AWS Glue is a fully managed ETL service that makes it simple and cost-effective to categorize your data, clean it, enrich it, and move it reliably between various data stores. Glue job is the business logic that automate the extract, transform, and transfer data to different locations.
Glue job creates a Hadoop task in the backend and since it uses Hadoop ecosystem all the nodes in the cluster must be able to find using the FQDN and communicate with each other. To satisfy Hadoop DNS lookup, both forward and reverse lookups must succeed. When you use the default DHCP option set with AmazonProvidedDNS, it automatically creates the DNS record for the nodes that’s getting created in the VPC.
When you have custom domain name and DNS server configured in the DHCP options of your VPC it won’t auto-generate the DNS hostname records.
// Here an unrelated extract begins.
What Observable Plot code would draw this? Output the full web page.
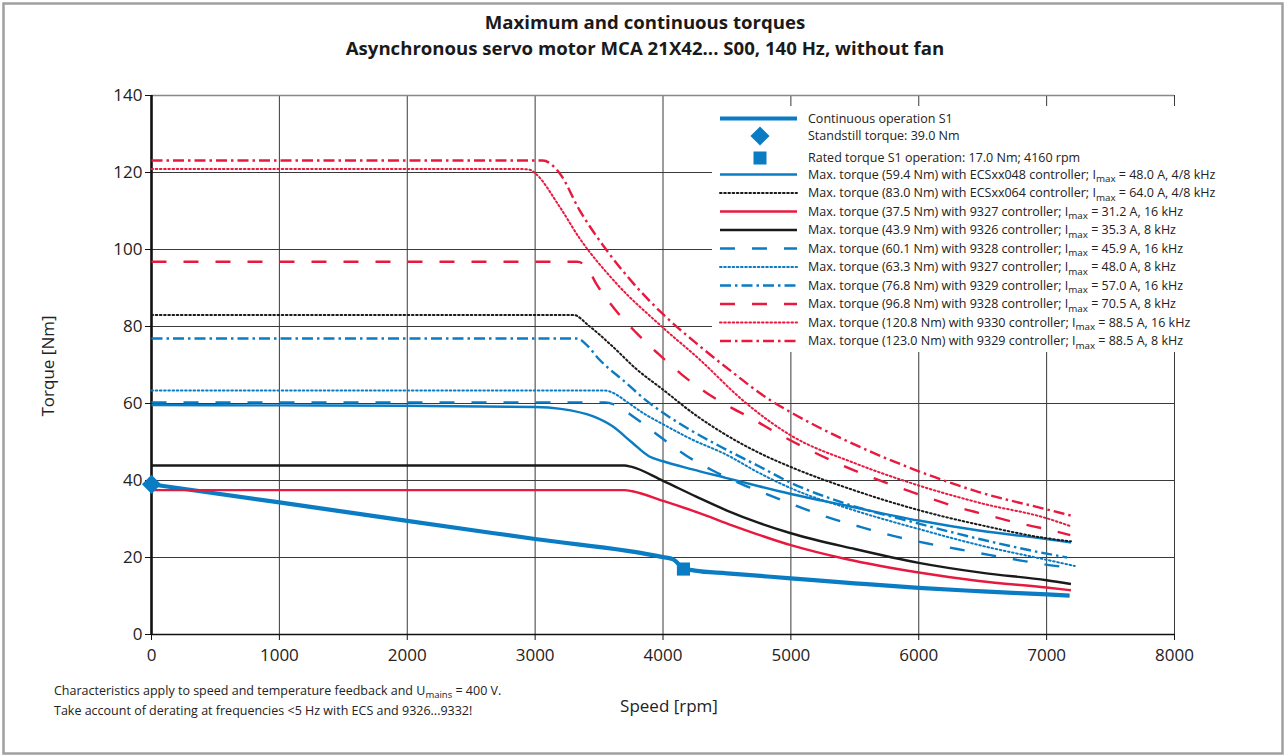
<!DOCTYPE html>
<html>
<head>
<meta charset="utf-8">
<script src="https://cdn.jsdelivr.net/npm/d3@7"></script>
<script src="https://cdn.jsdelivr.net/npm/@observablehq/plot@0.6"></script>
<style>
  html, body { margin: 0; padding: 0; background: #fff; }
  #chart { width: 1285px; height: 756px; }
</style>
</head>
<body>
<div id="chart"></div>
<script>
// ---------- data ----------
const xTicks = [0, 1000, 2000, 3000, 4000, 5000, 6000, 7000, 8000];
const yTicks = [0, 20, 40, 60, 80, 100, 120, 140];

const contSpeed  = [0, 1000, 2000, 3000, 4000, 4080, 4160, 4250, 4500, 5000, 5500, 6000, 6500, 7000, 7180];
const contTorque = [39.0, 34.3, 29.5, 24.8, 20.1, 19.5, 17.2, 16.6, 15.9, 14.6, 13.3, 12.1, 11.2, 10.4, 10.1];

const ecs048Speed  = [0, 1000, 2000, 3000, 3200, 3450, 3600, 3760, 3890, 4000, 4230, 4490, 4750, 5000, 5430, 6000, 6470, 7000, 7190];
const ecs048Torque = [59.6, 59.5, 59.4, 59.1, 58.6, 56.7, 54.2, 49.8, 46.3, 45.0, 42.9, 40.7, 38.5, 36.5, 33.5, 29.6, 27.0, 24.8, 23.9];

const ecs064Speed  = [0, 3300, 3420, 3600, 3790, 4000, 4230, 4490, 4750, 5000, 5500, 6000, 6500, 7000, 7190];
const ecs064Torque = [83.0, 83.0, 80.2, 75.0, 69.0, 63.6, 57.6, 51.9, 47.2, 43.5, 37.4, 32.3, 28.3, 25.0, 24.2];

const c9327hSpeed  = [0, 3700, 3760, 4000, 4280, 4545, 5000, 5430, 6000, 6470, 7000, 7190];
const c9327hTorque = [37.5, 37.5, 37.2, 34.7, 31.6, 28.3, 23.2, 19.6, 16.1, 13.9, 12.2, 11.5];

const c9326Speed  = [0, 3700, 3750, 4000, 4260, 4500, 4750, 5000, 5500, 6000, 6500, 7000, 7190];
const c9326Torque = [43.9, 43.9, 43.6, 39.9, 35.8, 32.2, 29.0, 26.3, 22.2, 18.6, 16.0, 14.1, 13.1];

const c9328hSpeed  = [0, 3550, 3620, 3780, 3980, 4180, 4400, 4620, 4860, 5100, 5310, 5550, 5800, 6060, 6300, 6560, 6800, 7050, 7150];
const c9328hTorque = [60.3, 60.3, 59.7, 56.3, 51.3, 46.5, 42.4, 39.0, 35.8, 32.7, 30.2, 27.9, 25.6, 23.7, 22.2, 20.6, 19.2, 17.9, 17.5];

const c9327lSpeed  = [0, 3540, 3620, 3710, 3860, 4000, 4230, 4490, 4750, 5000, 5500, 6000, 6500, 7000, 7220];
const c9327lTorque = [63.4, 63.4, 62.6, 60.6, 57.2, 54.6, 50.6, 46.8, 42.0, 38.0, 32.2, 27.4, 23.0, 19.4, 17.8];

const c9329hSpeed  = [0, 3330, 3400, 3500, 3710, 3860, 4000, 4230, 4490, 4750, 5000, 5430, 6000, 6500, 7000, 7160];
const c9329hTorque = [76.9, 76.9, 75.3, 71.5, 65.4, 61.0, 57.6, 52.8, 48.1, 43.7, 39.4, 34.0, 28.8, 24.6, 21.0, 20.0];

const c9328lSpeed  = [0, 3330, 3400, 3480, 3625, 3790, 3960, 4140, 4330, 4540, 4700, 4880, 5110, 5330, 5570, 5810, 6050, 6290, 6540, 6770, 7020, 7185];
const c9328lTorque = [96.8, 96.8, 95.6, 91.0, 84.4, 78.4, 73.0, 67.7, 63.0, 58.8, 56.0, 52.5, 48.5, 45.0, 41.6, 38.6, 35.8, 33.2, 31.0, 29.0, 27.2, 25.8];

const c9330Speed  = [0, 2900, 2960, 3000, 3190, 3346, 3630, 4000, 4284, 4635, 5000, 5500, 6000, 6500, 7000, 7190];
const c9330Torque = [120.9, 120.9, 120.7, 119.8, 111.2, 103.0, 91.4, 79.7, 71.5, 60.5, 51.7, 44.5, 38.7, 34.0, 30.2, 28.1];

const c9329lSpeed  = [0, 3060, 3190, 3346, 3555, 3763, 4000, 4284, 4544, 4805, 5000, 5430, 6000, 6470, 7000, 7188];
const c9329lTorque = [123.1, 123.1, 119.9, 110.3, 100.0, 91.4, 83.2, 75.0, 68.1, 61.6, 57.7, 50.4, 42.4, 37.0, 32.5, 30.9];

const standstill = [{speed: 0, torque: 39.0}];
const rated = [{speed: 4160, torque: 17.0}];

// ---------- styles ----------
const BLUE = "#0a7cc4", RED = "#e8193f", BLACK = "#1a1a1a";
const DOT = "1.6,2.6", DASH = "15,17", DASHDOT = "11,4,2.5,4";

const series = [
  {key: "cont", speed: contSpeed, torque: contTorque, color: BLUE, width: 4.2, dash: null,
   label: ["Continuous operation S1"]},
  {key: "ecs048", speed: ecs048Speed, torque: ecs048Torque, color: BLUE, width: 2.4, dash: null,
   label: ["Max. torque (59.4 Nm) with ECSxx048 controller; I", "max", " = 48.0 A, 4/8 kHz"]},
  {key: "ecs064", speed: ecs064Speed, torque: ecs064Torque, color: BLACK, width: 2, dash: DOT,
   label: ["Max. torque (83.0 Nm) with ECSxx064 controller; I", "max", " = 64.0 A, 4/8 kHz"]},
  {key: "9327h", speed: c9327hSpeed, torque: c9327hTorque, color: RED, width: 2.4, dash: null,
   label: ["Max. torque (37.5 Nm) with 9327 controller; I", "max", " = 31.2 A, 16 kHz"]},
  {key: "9326", speed: c9326Speed, torque: c9326Torque, color: BLACK, width: 2.4, dash: null,
   label: ["Max. torque (43.9 Nm) with 9326 controller; I", "max", " = 35.3 A, 8 kHz"]},
  {key: "9328h", speed: c9328hSpeed, torque: c9328hTorque, color: BLUE, width: 2.4, dash: DASH,
   label: ["Max. torque (60.1 Nm) with 9328 controller; I", "max", " = 45.9 A, 16 kHz"]},
  {key: "9327l", speed: c9327lSpeed, torque: c9327lTorque, color: BLUE, width: 2, dash: DOT,
   label: ["Max. torque (63.3 Nm) with 9327 controller; I", "max", " = 48.0 A, 8 kHz"]},
  {key: "9329h", speed: c9329hSpeed, torque: c9329hTorque, color: BLUE, width: 2.4, dash: DASHDOT,
   label: ["Max. torque (76.8 Nm) with 9329 controller; I", "max", " = 57.0 A, 16 kHz"]},
  {key: "9328l", speed: c9328lSpeed, torque: c9328lTorque, color: RED, width: 2.4, dash: DASH,
   label: ["Max. torque (96.8 Nm) with 9328 controller; I", "max", " = 70.5 A, 8 kHz"]},
  {key: "9330", speed: c9330Speed, torque: c9330Torque, color: RED, width: 2, dash: DOT,
   label: ["Max. torque (120.8 Nm) with 9330 controller; I", "max", " = 88.5 A, 16 kHz"]},
  {key: "9329l", speed: c9329lSpeed, torque: c9329lTorque, color: RED, width: 2.4, dash: DASHDOT,
   label: ["Max. torque (123.0 Nm) with 9329 controller; I", "max", " = 88.5 A, 8 kHz"]}
];

const FONT = "'Open Sans', 'Noto Sans', sans-serif";

const lineMarks = series.map(s => Plot.line(
  s.speed.map((v, i) => ({speed: v, torque: s.torque[i]})),
  {x: "speed", y: "torque", stroke: s.color, strokeWidth: s.width,
   strokeDasharray: s.dash || undefined, curve: "monotone-x",
   strokeLinecap: s.dash === DOT ? "round" : "butt", strokeLinejoin: "round"}
));

const chart = Plot.plot({
  width: 1285, height: 756,
  marginLeft: 151, marginRight: 111, marginTop: 95, marginBottom: 122,
  x: {domain: [0, 8000]},
  y: {domain: [0, 140]},
  style: {fontFamily: FONT, fontSize: "17px", color: "#222", background: "#fff", overflow: "visible"},
  marks: [
    Plot.ruleX(xTicks, {x: d => d, stroke: "#3a3a3a", strokeWidth: 1}),
    Plot.ruleY(yTicks, {y: d => d, stroke: "#3a3a3a", strokeWidth: 1}),
    Plot.ruleY([140], {stroke: "#888", strokeWidth: 1.5}),
    Plot.axisX({ticks: xTicks, tickSize: 6, tickPadding: 8, label: null, fontSize: 17, tickFormat: d => String(d), stroke: "#111"}),
    Plot.axisY({ticks: yTicks, tickSize: 6, tickPadding: 3, label: null, fontSize: 17, tickFormat: d => String(d), stroke: "#111"}),
    Plot.ruleY([0], {stroke: "#111", strokeWidth: 1.6}),
    Plot.ruleX([0], {stroke: "#111", strokeWidth: 2.6}),
    ...lineMarks,
    Plot.dot(standstill, {x: "speed", y: "torque", symbol: "diamond2", r: 8.6, fill: BLUE, stroke: "none"}),
    Plot.dot(rated, {x: "speed", y: "torque", symbol: "square", r: 7.4, fill: BLUE, stroke: "none"})
  ]
});

document.getElementById("chart").appendChild(chart);

// ---------- annotations: titles, axis titles, legend, notes, border ----------
const svg = d3.select(chart);

svg.append("rect").attr("x", 3.5).attr("y", 3.5).attr("width", 1279).attr("height", 750)
  .attr("fill", "none").attr("stroke", "#a0a0a0").attr("stroke-width", 2.5);

const title = svg.append("g").attr("font-family", FONT).attr("font-weight", "bold")
  .attr("font-size", 18.6).attr("fill", "#1a1a1a").attr("text-anchor", "middle");
title.append("text").attr("x", 645).attr("y", 29).text("Maximum and continuous torques");
title.append("text").attr("x", 645).attr("y", 55).text("Asynchronous servo motor MCA 21X42... S00, 140 Hz, without fan");

svg.append("text").attr("font-family", FONT).attr("font-size", 17).attr("fill", "#222")
  .attr("text-anchor", "middle").attr("transform", "translate(54,366) rotate(-90)").text("Torque [Nm]");
svg.append("text").attr("font-family", FONT).attr("font-size", 17).attr("fill", "#222")
  .attr("text-anchor", "middle").attr("x", 669).attr("y", 712).text("Speed [rpm]");

const note = svg.append("g").attr("font-family", FONT).attr("font-size", 12.5)
  .attr("fill", "#222").attr("text-anchor", "start");
const n1 = note.append("text").attr("x", 54).attr("y", 695);
n1.append("tspan").text("Characteristics apply to speed and temperature feedback and U");
n1.append("tspan").attr("font-size", 9.5).attr("dy", 3).text("mains");
n1.append("tspan").attr("dy", -3).text(" = 400 V.");
note.append("text").attr("x", 54).attr("y", 715).text("Take account of derating at frequencies <5 Hz with ECS and 9326...9332!");

// legend
const lg = svg.append("g").attr("font-family", FONT).attr("font-size", 12.5)
  .attr("fill", "#222").attr("text-anchor", "start");
lg.append("rect").attr("x", 712).attr("y", 106).attr("width", 520).attr("height", 246).attr("fill", "#fff");
const rowY = [118.5, 136, 158, 174.5, 193, 211.5, 230, 248.5, 267, 285.5, 304, 322.5, 341];
const L0 = 720, L1 = 797, TX = 808;
function addLabel(y, parts) {
  const t = lg.append("text").attr("x", TX).attr("y", y + 4.3);
  t.append("tspan").text(parts[0]);
  if (parts.length > 1) {
    t.append("tspan").attr("font-size", 9.8).attr("dy", 3.5).text(parts[1]);
    t.append("tspan").attr("dy", -3.5).text(parts[2]);
  }
}
const drawLegendLine = (s, y) => {
  lg.append("line").attr("x1", L0).attr("x2", L1).attr("y1", y).attr("y2", y)
    .attr("stroke", s.color).attr("stroke-width", s.width)
    .attr("stroke-dasharray", s.dash || null)
    .attr("stroke-linecap", s.dash === DOT ? "round" : "butt");
};
drawLegendLine(series[0], rowY[0]);
addLabel(rowY[0], series[0].label);
lg.append("path").attr("d", d3.symbol(d3.symbolDiamond2, Math.PI * 8.6 * 8.6)())
  .attr("transform", `translate(760,${rowY[1]})`).attr("fill", BLUE);
addLabel(rowY[1], ["Standstill torque: 39.0 Nm"]);
lg.append("rect").attr("x", 753.5).attr("y", rowY[2] - 6.5).attr("width", 13).attr("height", 13).attr("fill", BLUE);
addLabel(rowY[2], ["Rated torque S1 operation: 17.0 Nm; 4160 rpm"]);
series.slice(1).forEach((s, i) => {
  const y = rowY[i + 3];
  drawLegendLine(s, y);
  addLabel(y, s.label);
});
</script>
</body>
</html>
In this scenario, you shall use one of the following two options to run a Glue job.
Create small subnets in your VPC specifically for Glue jobs. Then you create hostname A record for all the IP addresses in the subnet with the naming convention as ip-10-100-11-25.custom.domain and create PTR records for all the hostnames to enable reverse lookup. This will enable the Glue job to successfully resolve the FQDN to the appropriate IP address. Example configuration of similar setup using BIND is explained in the AWS blog post titled “Launching and Running an Amazon EMR Cluster in your VPC – Part 2: Custom DNS”
Create a separate VPC for Glue jobs (glue-jobs-vpc) with the default DHCP options of Amazon provided domain name and Amazon provided DNS server. Configure VPC peering between the Glue jobs VPC (glue-job-vpc) & the production VPC with custom DNS server configured where the datastore is located. With this setup, when you launch a Glue job it will be executed in the Glue jobs VPC which will use the default settings and will be able to successfully resolve the FQDN, and also it will be able to connect to the datastore using the VPC peering.
Following diagram show the simple depiction of the option 2 discussed above.
You learned two different approach to run AWS Glue jobs while having your datastore in a VPC with custom DNS configuration. In both the options that we discussed above plan the VPC/Subnet size according to your need.